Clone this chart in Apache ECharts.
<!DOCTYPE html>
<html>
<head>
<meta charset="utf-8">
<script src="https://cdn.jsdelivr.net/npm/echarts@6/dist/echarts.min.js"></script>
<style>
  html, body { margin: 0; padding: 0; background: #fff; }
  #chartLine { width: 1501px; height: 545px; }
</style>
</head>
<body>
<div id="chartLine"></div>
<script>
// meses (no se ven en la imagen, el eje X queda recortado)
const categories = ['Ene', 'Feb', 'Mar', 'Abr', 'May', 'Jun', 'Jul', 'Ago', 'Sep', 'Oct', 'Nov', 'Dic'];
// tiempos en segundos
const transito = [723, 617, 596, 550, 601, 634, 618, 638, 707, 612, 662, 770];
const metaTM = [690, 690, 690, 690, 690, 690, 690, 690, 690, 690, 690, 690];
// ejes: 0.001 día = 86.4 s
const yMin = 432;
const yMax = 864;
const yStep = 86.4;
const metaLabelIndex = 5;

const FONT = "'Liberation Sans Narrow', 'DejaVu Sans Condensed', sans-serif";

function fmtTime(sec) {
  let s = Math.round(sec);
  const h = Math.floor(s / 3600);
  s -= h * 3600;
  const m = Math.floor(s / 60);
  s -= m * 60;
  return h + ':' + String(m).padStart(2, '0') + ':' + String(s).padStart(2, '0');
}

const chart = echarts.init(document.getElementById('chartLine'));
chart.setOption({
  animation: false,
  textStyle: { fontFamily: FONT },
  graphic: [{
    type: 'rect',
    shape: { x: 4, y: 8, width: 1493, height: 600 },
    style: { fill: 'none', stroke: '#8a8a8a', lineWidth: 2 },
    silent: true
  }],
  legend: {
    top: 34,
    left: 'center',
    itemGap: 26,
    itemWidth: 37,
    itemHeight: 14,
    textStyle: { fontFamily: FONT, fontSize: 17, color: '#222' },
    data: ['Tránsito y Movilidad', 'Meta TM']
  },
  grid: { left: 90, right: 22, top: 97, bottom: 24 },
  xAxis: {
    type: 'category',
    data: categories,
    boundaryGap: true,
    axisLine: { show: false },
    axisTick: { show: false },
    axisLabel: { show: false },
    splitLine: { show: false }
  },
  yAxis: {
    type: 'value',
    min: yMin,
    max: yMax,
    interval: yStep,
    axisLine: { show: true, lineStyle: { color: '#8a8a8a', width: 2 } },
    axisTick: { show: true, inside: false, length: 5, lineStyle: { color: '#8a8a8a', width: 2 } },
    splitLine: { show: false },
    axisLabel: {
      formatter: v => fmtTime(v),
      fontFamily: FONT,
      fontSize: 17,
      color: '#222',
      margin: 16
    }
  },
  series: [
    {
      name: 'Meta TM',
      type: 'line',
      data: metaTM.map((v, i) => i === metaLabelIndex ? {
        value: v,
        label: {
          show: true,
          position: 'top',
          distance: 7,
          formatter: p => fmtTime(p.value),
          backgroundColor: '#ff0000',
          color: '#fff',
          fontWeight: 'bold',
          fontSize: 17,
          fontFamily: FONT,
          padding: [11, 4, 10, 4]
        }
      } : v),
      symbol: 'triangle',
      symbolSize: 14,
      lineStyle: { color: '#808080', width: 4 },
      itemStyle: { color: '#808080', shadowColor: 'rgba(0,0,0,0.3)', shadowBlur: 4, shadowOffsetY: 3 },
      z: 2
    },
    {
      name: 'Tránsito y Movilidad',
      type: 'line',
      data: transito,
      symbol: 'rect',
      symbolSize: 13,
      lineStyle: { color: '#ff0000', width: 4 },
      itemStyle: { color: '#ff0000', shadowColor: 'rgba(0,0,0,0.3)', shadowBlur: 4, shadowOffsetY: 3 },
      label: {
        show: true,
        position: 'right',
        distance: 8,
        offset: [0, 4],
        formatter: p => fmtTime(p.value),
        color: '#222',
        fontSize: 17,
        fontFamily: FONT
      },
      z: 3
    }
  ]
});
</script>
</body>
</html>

...

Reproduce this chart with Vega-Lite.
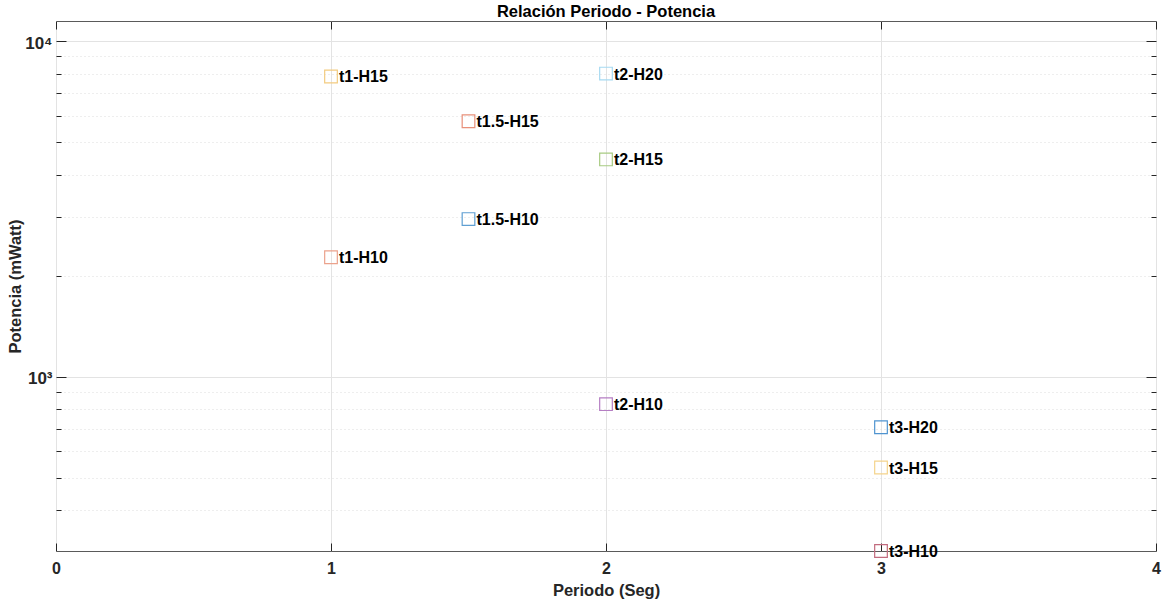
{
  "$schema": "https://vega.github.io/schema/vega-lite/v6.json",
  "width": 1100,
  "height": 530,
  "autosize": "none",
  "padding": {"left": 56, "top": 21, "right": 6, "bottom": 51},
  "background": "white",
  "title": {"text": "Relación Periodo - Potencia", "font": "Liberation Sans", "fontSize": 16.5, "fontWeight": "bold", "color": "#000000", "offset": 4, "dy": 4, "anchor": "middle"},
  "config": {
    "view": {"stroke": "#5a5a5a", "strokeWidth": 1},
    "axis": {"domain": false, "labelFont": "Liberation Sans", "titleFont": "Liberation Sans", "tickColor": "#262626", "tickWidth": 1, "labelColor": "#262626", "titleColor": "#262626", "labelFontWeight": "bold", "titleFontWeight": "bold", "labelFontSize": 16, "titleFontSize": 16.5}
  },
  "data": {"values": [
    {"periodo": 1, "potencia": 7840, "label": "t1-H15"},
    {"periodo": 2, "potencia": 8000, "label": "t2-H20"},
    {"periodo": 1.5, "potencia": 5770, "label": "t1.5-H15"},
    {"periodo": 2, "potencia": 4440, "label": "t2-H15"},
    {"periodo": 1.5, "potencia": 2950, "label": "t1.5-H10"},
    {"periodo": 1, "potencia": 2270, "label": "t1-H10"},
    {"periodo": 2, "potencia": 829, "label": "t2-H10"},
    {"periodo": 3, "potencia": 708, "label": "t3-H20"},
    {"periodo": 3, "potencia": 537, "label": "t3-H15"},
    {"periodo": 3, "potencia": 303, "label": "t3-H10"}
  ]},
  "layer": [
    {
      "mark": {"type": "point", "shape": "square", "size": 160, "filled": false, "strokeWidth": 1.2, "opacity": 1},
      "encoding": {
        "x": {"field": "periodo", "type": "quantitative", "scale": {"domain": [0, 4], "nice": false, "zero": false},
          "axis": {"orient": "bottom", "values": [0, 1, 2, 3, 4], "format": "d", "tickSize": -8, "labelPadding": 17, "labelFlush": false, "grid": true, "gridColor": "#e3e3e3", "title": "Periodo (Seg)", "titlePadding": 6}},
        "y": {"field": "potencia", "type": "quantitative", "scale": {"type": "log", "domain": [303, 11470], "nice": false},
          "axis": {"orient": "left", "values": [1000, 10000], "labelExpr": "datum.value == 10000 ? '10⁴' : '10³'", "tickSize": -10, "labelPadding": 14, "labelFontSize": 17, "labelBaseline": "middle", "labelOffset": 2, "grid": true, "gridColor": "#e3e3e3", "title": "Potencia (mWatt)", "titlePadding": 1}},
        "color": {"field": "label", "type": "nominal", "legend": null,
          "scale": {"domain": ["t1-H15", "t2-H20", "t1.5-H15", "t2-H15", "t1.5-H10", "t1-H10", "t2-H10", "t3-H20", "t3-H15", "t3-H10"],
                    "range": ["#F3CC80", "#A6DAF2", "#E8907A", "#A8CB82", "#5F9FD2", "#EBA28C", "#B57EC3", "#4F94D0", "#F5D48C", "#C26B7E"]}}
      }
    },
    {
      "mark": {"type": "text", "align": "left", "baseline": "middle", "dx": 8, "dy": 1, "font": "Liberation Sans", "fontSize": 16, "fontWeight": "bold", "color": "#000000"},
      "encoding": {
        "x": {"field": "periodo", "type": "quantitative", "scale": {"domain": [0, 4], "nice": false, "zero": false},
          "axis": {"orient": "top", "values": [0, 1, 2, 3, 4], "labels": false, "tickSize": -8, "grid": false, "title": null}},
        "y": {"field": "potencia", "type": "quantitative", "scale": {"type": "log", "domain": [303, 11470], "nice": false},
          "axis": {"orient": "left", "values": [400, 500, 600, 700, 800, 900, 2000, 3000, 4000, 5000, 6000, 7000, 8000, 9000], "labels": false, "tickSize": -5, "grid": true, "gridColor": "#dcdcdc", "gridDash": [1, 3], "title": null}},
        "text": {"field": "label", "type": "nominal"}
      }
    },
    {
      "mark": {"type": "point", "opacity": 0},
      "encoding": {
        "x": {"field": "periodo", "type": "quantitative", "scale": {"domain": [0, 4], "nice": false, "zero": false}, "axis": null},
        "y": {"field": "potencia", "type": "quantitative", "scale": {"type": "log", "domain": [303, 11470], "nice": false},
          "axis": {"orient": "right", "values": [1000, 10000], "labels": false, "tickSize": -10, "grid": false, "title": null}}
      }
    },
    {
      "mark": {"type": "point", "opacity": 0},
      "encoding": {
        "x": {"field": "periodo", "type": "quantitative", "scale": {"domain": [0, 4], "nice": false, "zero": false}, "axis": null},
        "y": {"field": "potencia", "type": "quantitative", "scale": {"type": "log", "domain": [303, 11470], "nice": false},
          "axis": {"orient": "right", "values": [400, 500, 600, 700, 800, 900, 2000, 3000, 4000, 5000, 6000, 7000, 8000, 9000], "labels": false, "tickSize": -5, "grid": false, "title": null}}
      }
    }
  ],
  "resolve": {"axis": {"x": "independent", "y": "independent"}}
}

---

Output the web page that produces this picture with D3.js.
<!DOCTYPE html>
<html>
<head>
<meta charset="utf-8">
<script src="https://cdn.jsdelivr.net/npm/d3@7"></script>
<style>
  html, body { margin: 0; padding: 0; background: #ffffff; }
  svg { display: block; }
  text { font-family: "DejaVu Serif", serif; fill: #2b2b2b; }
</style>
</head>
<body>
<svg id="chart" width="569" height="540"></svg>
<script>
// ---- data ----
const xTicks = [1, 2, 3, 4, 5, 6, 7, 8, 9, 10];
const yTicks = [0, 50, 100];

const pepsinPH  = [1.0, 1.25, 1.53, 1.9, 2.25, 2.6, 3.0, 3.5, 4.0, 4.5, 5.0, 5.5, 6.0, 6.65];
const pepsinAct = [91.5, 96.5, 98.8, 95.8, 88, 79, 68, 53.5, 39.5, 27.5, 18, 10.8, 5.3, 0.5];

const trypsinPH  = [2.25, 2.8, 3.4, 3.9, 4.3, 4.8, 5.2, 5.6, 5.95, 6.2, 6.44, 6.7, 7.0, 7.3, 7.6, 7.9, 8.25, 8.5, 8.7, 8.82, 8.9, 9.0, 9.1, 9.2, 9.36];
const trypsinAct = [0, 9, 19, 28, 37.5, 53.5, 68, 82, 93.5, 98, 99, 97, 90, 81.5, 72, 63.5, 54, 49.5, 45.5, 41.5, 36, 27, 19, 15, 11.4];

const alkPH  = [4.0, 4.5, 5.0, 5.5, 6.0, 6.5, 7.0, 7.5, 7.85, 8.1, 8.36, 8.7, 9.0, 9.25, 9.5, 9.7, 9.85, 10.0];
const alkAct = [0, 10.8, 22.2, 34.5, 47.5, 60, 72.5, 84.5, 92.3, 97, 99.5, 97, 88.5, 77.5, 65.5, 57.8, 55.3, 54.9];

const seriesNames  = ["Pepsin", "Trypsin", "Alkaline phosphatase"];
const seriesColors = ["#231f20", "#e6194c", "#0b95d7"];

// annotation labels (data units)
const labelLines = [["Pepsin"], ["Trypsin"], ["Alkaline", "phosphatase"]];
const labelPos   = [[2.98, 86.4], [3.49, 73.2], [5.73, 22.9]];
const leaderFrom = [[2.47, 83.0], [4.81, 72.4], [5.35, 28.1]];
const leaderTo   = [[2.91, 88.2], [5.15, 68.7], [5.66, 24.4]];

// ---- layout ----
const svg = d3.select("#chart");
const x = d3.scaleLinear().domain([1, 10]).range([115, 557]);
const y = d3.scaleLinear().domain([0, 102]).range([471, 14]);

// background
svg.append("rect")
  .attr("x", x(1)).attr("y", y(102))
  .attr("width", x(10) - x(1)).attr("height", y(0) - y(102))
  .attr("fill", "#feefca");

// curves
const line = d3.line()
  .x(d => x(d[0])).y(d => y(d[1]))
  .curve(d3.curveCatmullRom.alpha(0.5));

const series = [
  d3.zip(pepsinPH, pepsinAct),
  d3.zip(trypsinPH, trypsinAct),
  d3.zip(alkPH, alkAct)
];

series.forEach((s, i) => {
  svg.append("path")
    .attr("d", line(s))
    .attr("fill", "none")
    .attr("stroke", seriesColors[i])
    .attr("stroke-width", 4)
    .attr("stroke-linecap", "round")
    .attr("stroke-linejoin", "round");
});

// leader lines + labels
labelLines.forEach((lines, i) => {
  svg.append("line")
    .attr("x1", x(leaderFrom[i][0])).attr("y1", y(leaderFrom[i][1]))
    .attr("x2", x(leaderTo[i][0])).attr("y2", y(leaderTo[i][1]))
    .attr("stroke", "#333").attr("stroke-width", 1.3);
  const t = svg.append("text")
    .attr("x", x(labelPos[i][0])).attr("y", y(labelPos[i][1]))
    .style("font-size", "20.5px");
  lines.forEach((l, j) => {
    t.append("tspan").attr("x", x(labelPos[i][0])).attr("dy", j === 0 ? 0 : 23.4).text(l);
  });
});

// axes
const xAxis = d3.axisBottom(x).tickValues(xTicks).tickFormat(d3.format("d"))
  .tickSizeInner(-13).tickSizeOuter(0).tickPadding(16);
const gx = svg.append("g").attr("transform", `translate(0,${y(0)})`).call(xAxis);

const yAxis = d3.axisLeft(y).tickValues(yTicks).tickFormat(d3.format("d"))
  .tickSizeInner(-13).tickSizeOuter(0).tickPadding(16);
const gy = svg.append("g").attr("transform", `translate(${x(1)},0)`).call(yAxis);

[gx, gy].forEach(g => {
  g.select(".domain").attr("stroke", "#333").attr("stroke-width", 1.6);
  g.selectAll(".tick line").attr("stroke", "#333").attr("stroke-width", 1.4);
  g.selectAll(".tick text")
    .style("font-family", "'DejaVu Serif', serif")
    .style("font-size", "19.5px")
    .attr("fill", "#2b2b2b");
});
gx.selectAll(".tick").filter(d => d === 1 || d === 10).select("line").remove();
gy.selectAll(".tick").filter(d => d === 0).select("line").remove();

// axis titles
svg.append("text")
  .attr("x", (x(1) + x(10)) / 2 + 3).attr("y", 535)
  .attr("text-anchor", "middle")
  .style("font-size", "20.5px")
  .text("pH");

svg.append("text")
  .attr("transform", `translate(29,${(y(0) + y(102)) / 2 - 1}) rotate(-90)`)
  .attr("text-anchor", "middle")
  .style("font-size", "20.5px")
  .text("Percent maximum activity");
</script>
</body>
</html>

> **REQUIRED WORK**
Your task is to transcribe only the lines from the line containing "Clone this chart in Apache ECharts." through the line containing "Sans Narrow', 'DejaVu", word for word.

> **REPLY TO THE EXERCISE**
Clone this chart in Apache ECharts.
<!DOCTYPE html>
<html>
<head>
<meta charset="utf-8">
<script src="https://cdn.jsdelivr.net/npm/echarts@6/dist/echarts.min.js"></script>
<style>
  html, body { margin: 0; padding: 0; background: #fff; }
  #chartLine { width: 1501px; height: 545px; }
</style>
</head>
<body>
<div id="chartLine"></div>
<script>
// meses (no se ven en la imagen, el eje X queda recortado)
const categories = ['Ene', 'Feb', 'Mar', 'Abr', 'May', 'Jun', 'Jul', 'Ago', 'Sep', 'Oct', 'Nov', 'Dic'];
// tiempos en segundos
const transito = [723, 617, 596, 550, 601, 634, 618, 638, 707, 612, 662, 770];
const metaTM = [690, 690, 690, 690, 690, 690, 690, 690, 690, 690, 690, 690];
// ejes: 0.001 día = 86.4 s
const yMin = 432;
const yMax = 864;
const yStep = 86.4;
const metaLabelIndex = 5;

const FONT = "'Liberation Sans Narrow', 'DejaVu Sans Condensed', sans-serif";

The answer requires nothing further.